** begin Dataset content **

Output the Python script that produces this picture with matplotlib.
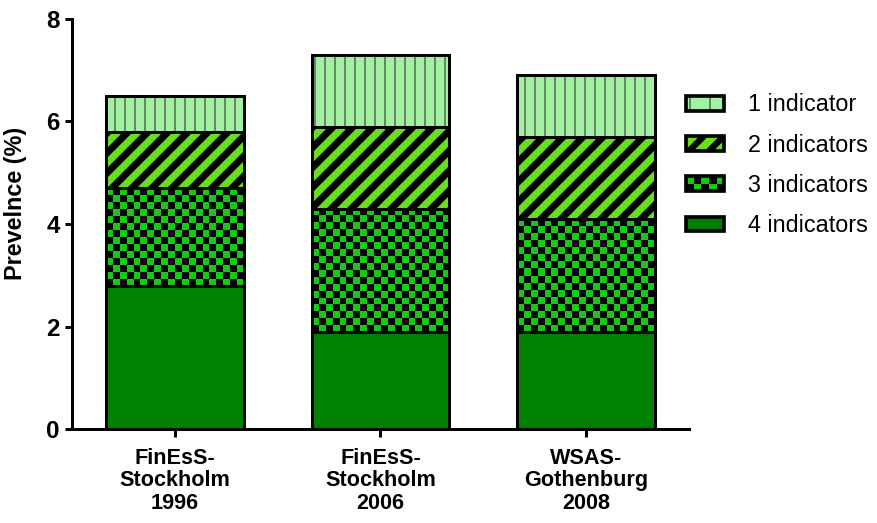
""" Prevalence by number of indicators, stacked bars """
import numpy as np
import matplotlib
matplotlib.use('Agg')
import matplotlib.pyplot as plt
from matplotlib.patches import Rectangle
from matplotlib.colors import ListedColormap
from matplotlib.legend_handler import HandlerBase

plt.rcParams['font.family'] = ['Liberation Sans', 'DejaVu Sans']

#------------ Data ------------#
groups = ['FinEsS-\nStockholm\n1996', 'FinEsS-\nStockholm\n2006', 'WSAS-\nGothenburg\n2008']
ind4 = [2.8, 1.9, 1.9]     # bottom segment
ind3 = [1.9, 2.4, 2.2]
ind2 = [1.1, 1.6, 1.6]
ind1 = [0.7, 1.4, 1.2]     # top segment
labels = ['1 indicator', '2 indicators', '3 indicators', '4 indicators']

#------------ Styles ------------#
C1, C1_LINE = '#a4f0a2', '#5e7f5e'
C2 = '#66e01c'
C3 = '#14c814'
C4 = '#008000'
W = 0.67
CELL_PX = 7

fig = plt.figure(figsize=(8.77 / 1.2, 5.23 / 1.2), dpi=120)
ax = fig.add_axes([0.0821, 0.1797, 0.7035, 0.784])
ax.set_xlim(-0.5, 2.5)
ax.set_ylim(0, 8)
x = np.arange(len(groups))

b4 = np.array(ind4)
b3 = b4 + np.array(ind3)
b2 = b3 + np.array(ind2)


def outline(vals, bottom):
    ax.bar(x, vals, W, bottom=bottom, fill=False, edgecolor='black', linewidth=1.8, zorder=3)


def hatched(vals, bottom, fc, hc, hatch, hlw):
    with plt.rc_context({'hatch.linewidth': hlw}):
        bars = ax.bar(x, vals, W, bottom=bottom, color=fc, edgecolor=hc,
                      hatch=hatch, linewidth=0, zorder=1)
    for b in bars:
        if hasattr(b, 'set_hatch_linewidth'):
            b.set_hatch_linewidth(hlw)
    outline(vals, bottom)


# 4 indicators: plain dark green
ax.bar(x, ind4, W, color=C4, linewidth=0, zorder=1)
outline(ind4, 0)

# 3 indicators: checkerboard, clipped to each bar
sx, sy = ax.transData.transform((1, 1)) - ax.transData.transform((0, 0))
bars3 = ax.bar(x, ind3, W, bottom=b4, color=C3, linewidth=0, zorder=1)
for b in bars3:
    nx = max(1, int(round(b.get_width() * sx / CELL_PX)))
    ny = max(1, int(round(b.get_height() * sy / CELL_PX)))
    board = np.add.outer(np.arange(ny), np.arange(nx)) % 2
    img = ax.imshow(board, cmap=ListedColormap(['black', C3]), aspect='auto',
                    interpolation='nearest', origin='lower', zorder=2,
                    extent=(b.get_x(), b.get_x() + b.get_width(),
                            b.get_y(), b.get_y() + b.get_height()))
    img.set_clip_path(b)
outline(ind3, b4)

# 2 indicators: thick diagonal stripes
hatched(ind2, b3, C2, 'black', '//', 4.2)
# 1 indicator: thin vertical lines
hatched(ind1, b2, C1, C1_LINE, '||', 1.1)

ax.set_xlim(-0.5, 2.5)
ax.set_ylim(0, 8)

#------------ Axes ------------#
for s in ['top', 'right']:
    ax.spines[s].set_visible(False)
for s in ['left', 'bottom']:
    ax.spines[s].set_linewidth(1.8)
ax.set_yticks([0, 2, 4, 6, 8])
ax.set_xticks(x)
ax.set_xticklabels(groups, fontsize=13, fontweight='bold', linespacing=1.08)
ax.tick_params(axis='both', direction='out', length=4.5, width=1.8)
ax.tick_params(axis='y', labelsize=14.5, pad=3)
ax.tick_params(axis='x', pad=7)
for t in ax.get_yticklabels():
    t.set_fontweight('bold')
ax.set_ylabel('Prevelnce (%)', fontsize=14, fontweight='bold')
ax.yaxis.set_label_coords(-0.073, 0.549)


#------------ Legend ------------#
class Swatch:
    def __init__(self, fc, hc=None, hatch=None, hlw=1.0, checker=False):
        self.fc, self.hc, self.hatch, self.hlw, self.checker = fc, hc, hatch, hlw, checker


class SwatchHandler(HandlerBase):
    def create_artists(self, legend, orig, xd, yd, width, height, fontsize, trans):
        x0, y0 = -xd, -yd
        arts = []
        bg = Rectangle((x0, y0), width, height, facecolor=orig.fc, linewidth=0,
                       edgecolor=orig.hc if orig.hc else orig.fc,
                       hatch=orig.hatch)
        if orig.hatch and hasattr(bg, 'set_hatch_linewidth'):
            bg.set_hatch_linewidth(orig.hlw)
        arts.append(bg)
        if orig.checker:
            nx, ny = 5, 2
            cw, ch = width / nx, height / ny
            for i in range(nx):
                for j in range(ny):
                    if (i + j) % 2 == 0:
                        arts.append(Rectangle((x0 + i * cw, y0 + j * ch), cw, ch,
                                              facecolor='black', linewidth=0))
        arts.append(Rectangle((x0, y0), width, height, fill=False,
                              edgecolor='black', linewidth=2.2))
        for a in arts:
            a.set_transform(trans)
        return arts


handles = [Swatch(C1, C1_LINE, '|', 1.1), Swatch(C2, 'black', '//', 3.8),
           Swatch(C3, checker=True), Swatch(C4)]
fig.legend(handles, labels, handler_map={Swatch: SwatchHandler()},
           loc='center left', bbox_to_anchor=(0.782, 0.684), frameon=False,
           fontsize=14, borderpad=0, borderaxespad=0,
           handlelength=1.65, handleheight=0.6, handletextpad=1.0, labelspacing=0.74)

fig.savefig('out.png', dpi=120)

** end Dataset content **

Task » Repeat the listing above from its first line through the line that contains "plt.rcParams['font.family'] = ['Liberation", both included, and nothing more. Drop the pictures.

Solution »
Output the Python script that produces this picture with matplotlib.
""" Prevalence by number of indicators, stacked bars """
import numpy as np
import matplotlib
matplotlib.use('Agg')
import matplotlib.pyplot as plt
from matplotlib.patches import Rectangle
from matplotlib.colors import ListedColormap
from matplotlib.legend_handler import HandlerBase

plt.rcParams['font.family'] = ['Liberation Sans', 'DejaVu Sans']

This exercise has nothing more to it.